Two institutions - the Jaffee Center for Strategic Studies and Anthony Cordesman - continue their tradition of producing authoritative tomes on Middle East military issues. The Middle East Military Balance has appeared annually since 1983 and constitutes the most reliable, detailed source on the makeup of military forces from Morocco to Iran. In addition, it contains several articles of analysis; the current volume devotes five articles to the war for Kuwait and five to such issues as the strategic implications of Soviet Jewry to Israel and the tightening Syrian grip on Lebanon.

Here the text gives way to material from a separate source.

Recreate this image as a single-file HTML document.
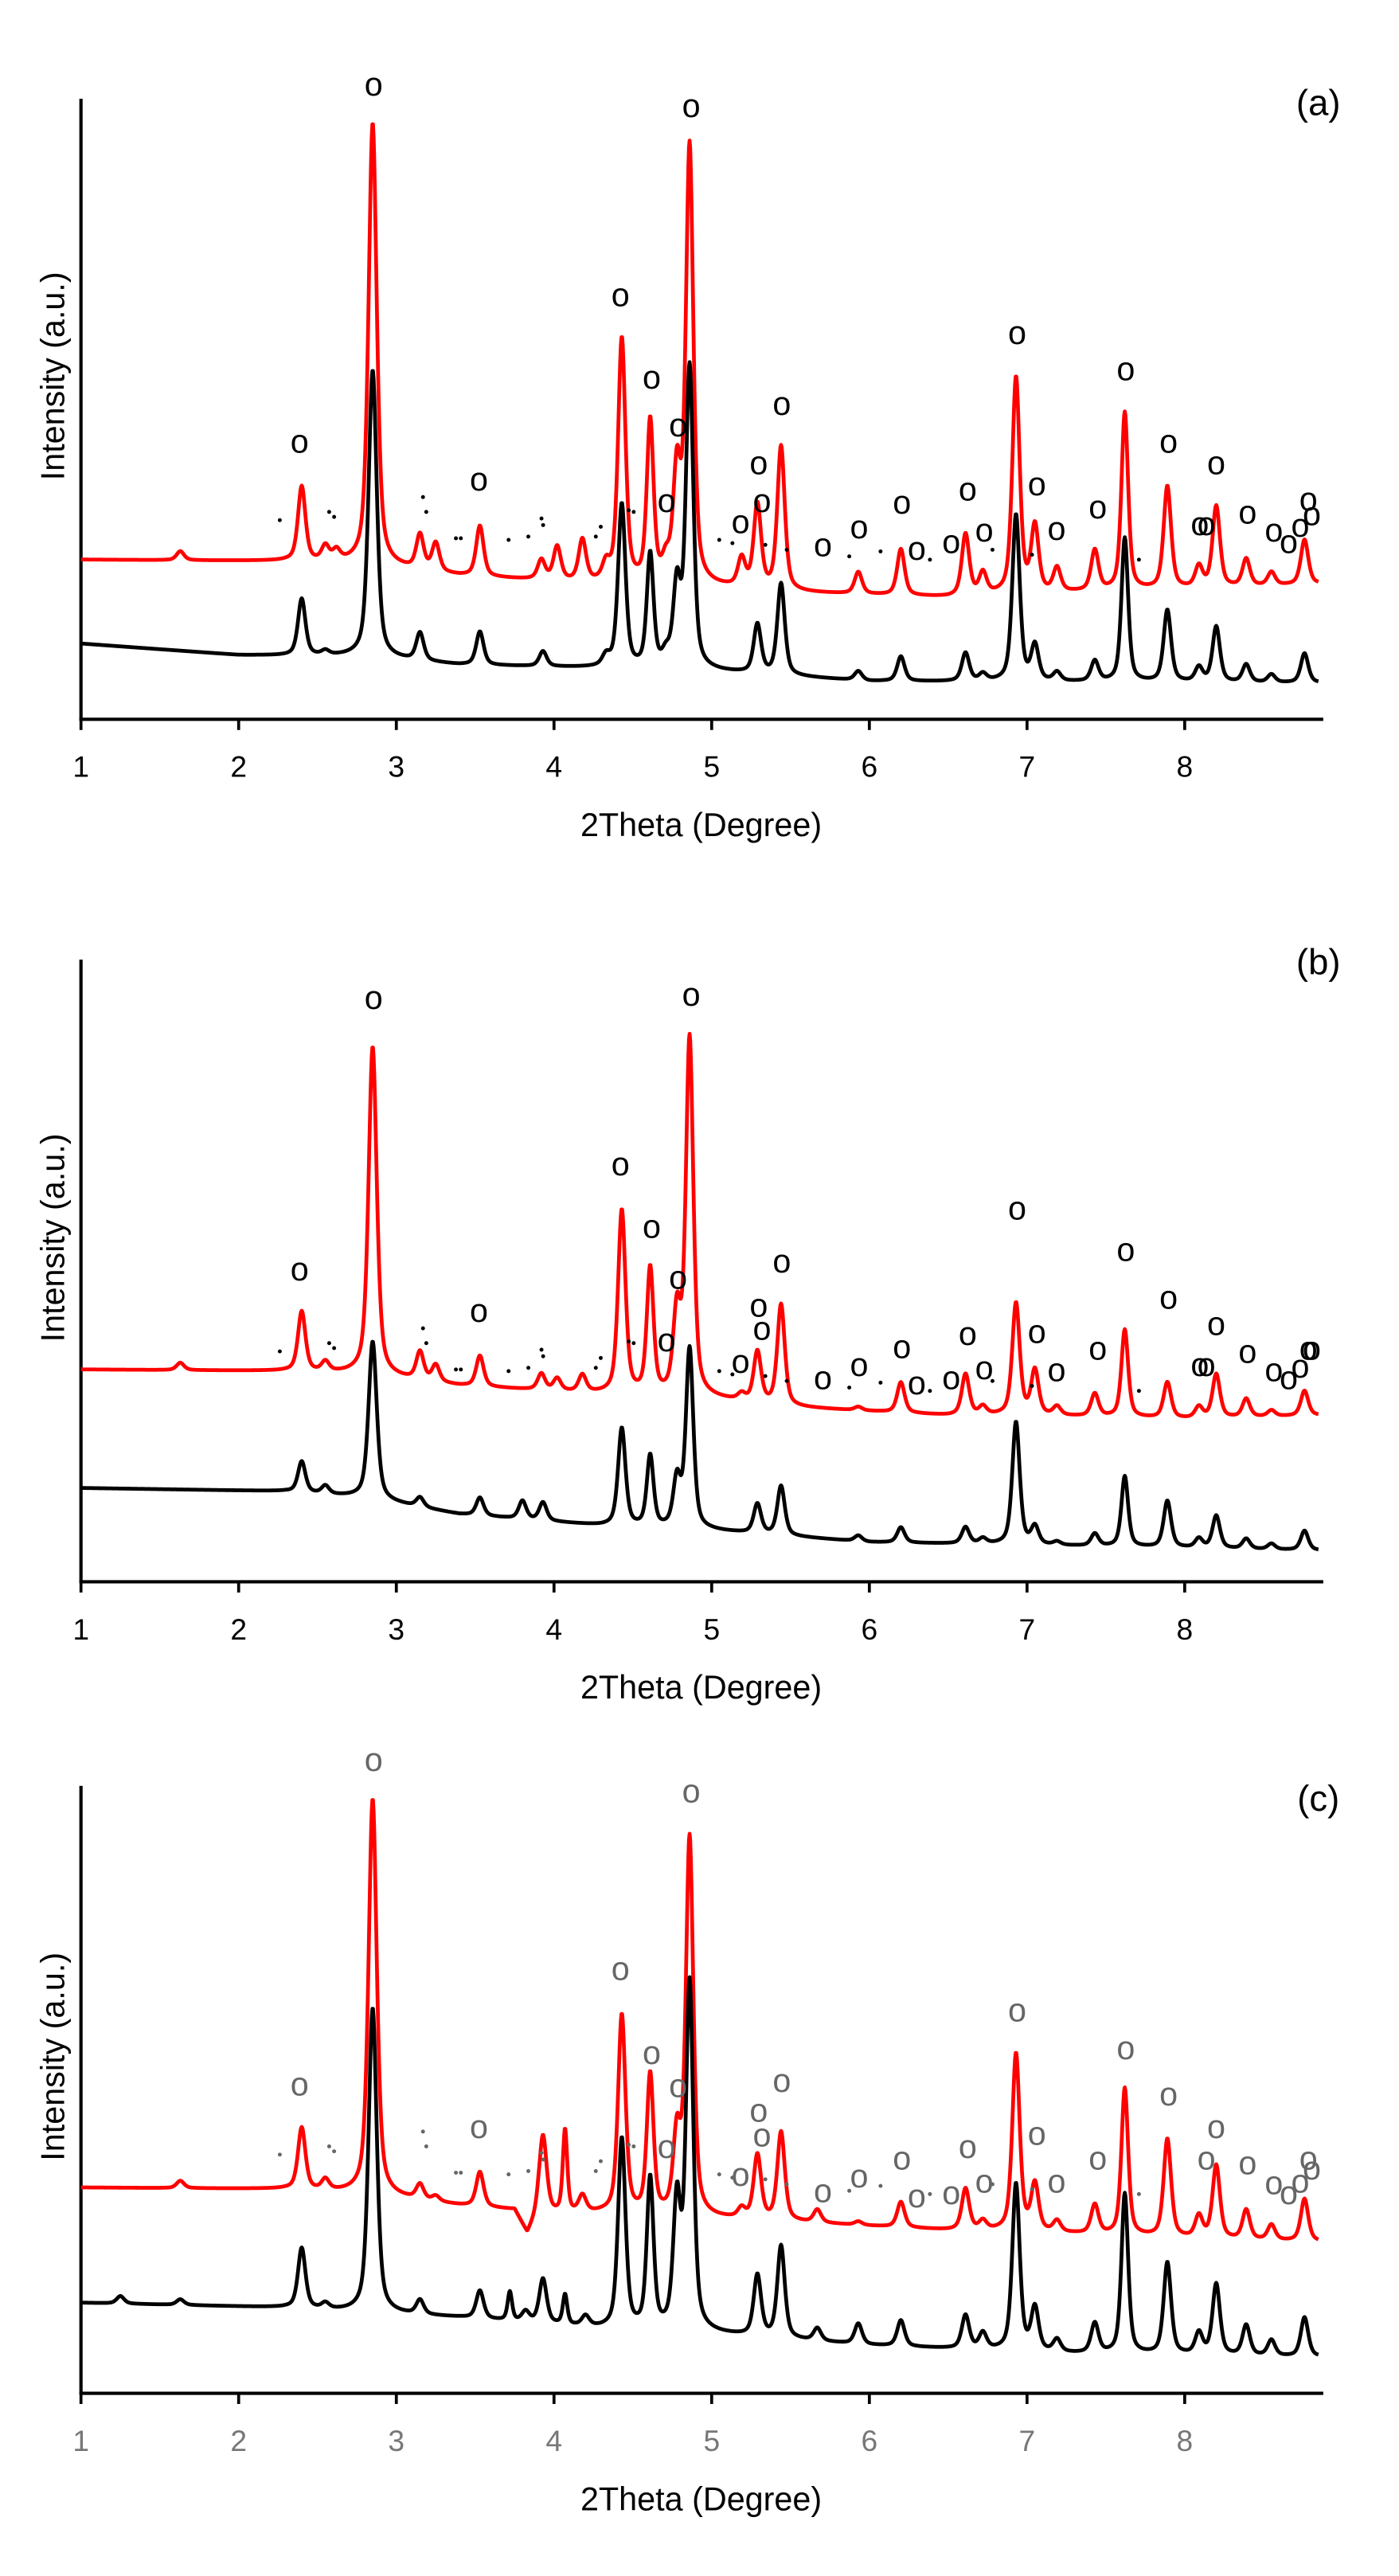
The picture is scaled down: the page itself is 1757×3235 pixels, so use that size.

After the Storm offers a one-man (and perhaps one-time) version of the Jaffee Center's volume, with both the advantages and quirks this implies. On the minus side, After the Storm has a mish-mash quality. Some sentences are very much up to date (mid-1992); others refer to the Soviets in the present tense and provide references from 1986. Important insights appear unpredictably amid a welter of minutiae. On the plus side, when Cordesman steps back from the data, he can analyze the whole of the Middle East in a synoptic fashion, discerning trends in a way no one else can (for instance: there is "little correlation between the volume of high technology arms imports and high casualties"). Also, whereas the Jaffee Center lists stark figures, Cordesman discusses background and draws out trends.
In sum, the two books complement each other nicely: if The Middle East Military Balance is the movie, After the Storm offers a very detailed still picture.